Chapter 12. Programming

Table of Contents

12.1. The shell script
12.1.1. POSIX shell compatibility
12.1.2. Shell parameters
12.1.3. Shell conditionals
12.1.4. Shell loops
12.1.5. Shell environment variables
12.1.6. The shell command-line processing sequence
12.1.7. Utility programs for shell script
12.2. Scripting in interpreted languages
12.2.1. Debugging interpreted language codes
12.2.2. GUI program with the shell script
12.2.3. Custom actions for GUI filer
12.2.4. Perl short script madness
12.3. Coding in compiled languages
12.3.1. C
12.3.2. Simple C program (gcc)
12.3.3. Flex — a better Lex
12.3.4. Bison — a better Yacc
12.4. Static code analysis tools
12.5. Debug
12.5.1. Basic gdb execution
12.5.2. Debugging the Debian package
12.5.3. Obtaining backtrace
12.5.4. Advanced gdb commands
12.5.5. Check dependency on libraries
12.5.6. Dynamic call tracing tools
12.5.7. Debugging X Errors
12.5.8. Memory leak detection tools
12.5.9. Disassemble binary
12.6. Build tools
12.6.1. Make
12.6.2. Autotools
12.6.2.1. Compile and install a program
12.6.2.2. Uninstall program
12.6.3. Meson
12.7. Web
12.8. The source code translation
12.9. Making Debian package

I provide some pointers for people to learn programming on the Debian system enough to trace the packaged source code. Here are notable packages and corresponding documentation packages for programming.
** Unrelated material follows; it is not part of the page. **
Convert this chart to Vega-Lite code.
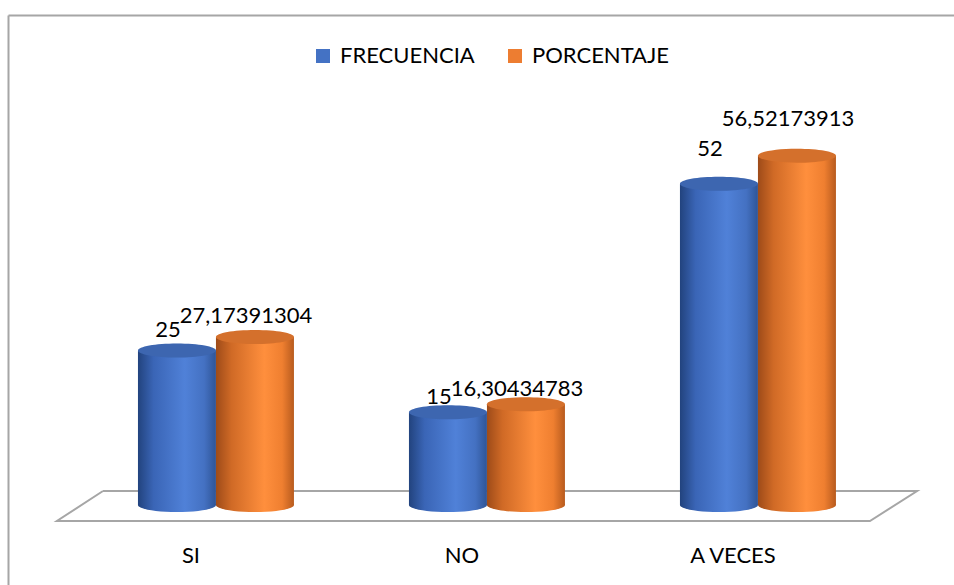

Online references are available by typing "man name" after installing manpages and manpages-dev packages. Online references for the GNU tools are available by typing "info program_name" after installing the pertinent documentation packages. You may need to include the contrib and non-free archives in addition to the main archive since some GFDL documentations are not considered to be DFSG compliant.

Please consider to use version control system tools. See Section 10.5, “Git”.

[Warning] Warning

Do not use "test" as the name of an executable test file. "test" is a shell builtin.

[Caution] Caution

You should install software programs directly compiled from source into "/usr/local" or "/opt" to avoid collision with system programs.

[Tip] Tip

Code examples of creating "Song 99 Bottles of Beer" should give you good ideas of practically all the programming languages.

The shell script is a text file with the execution bit set and contains the commands in the following format.

#!/bin/sh
 ... command lines

The first line specifies the shell interpreter which read and execute this file contents.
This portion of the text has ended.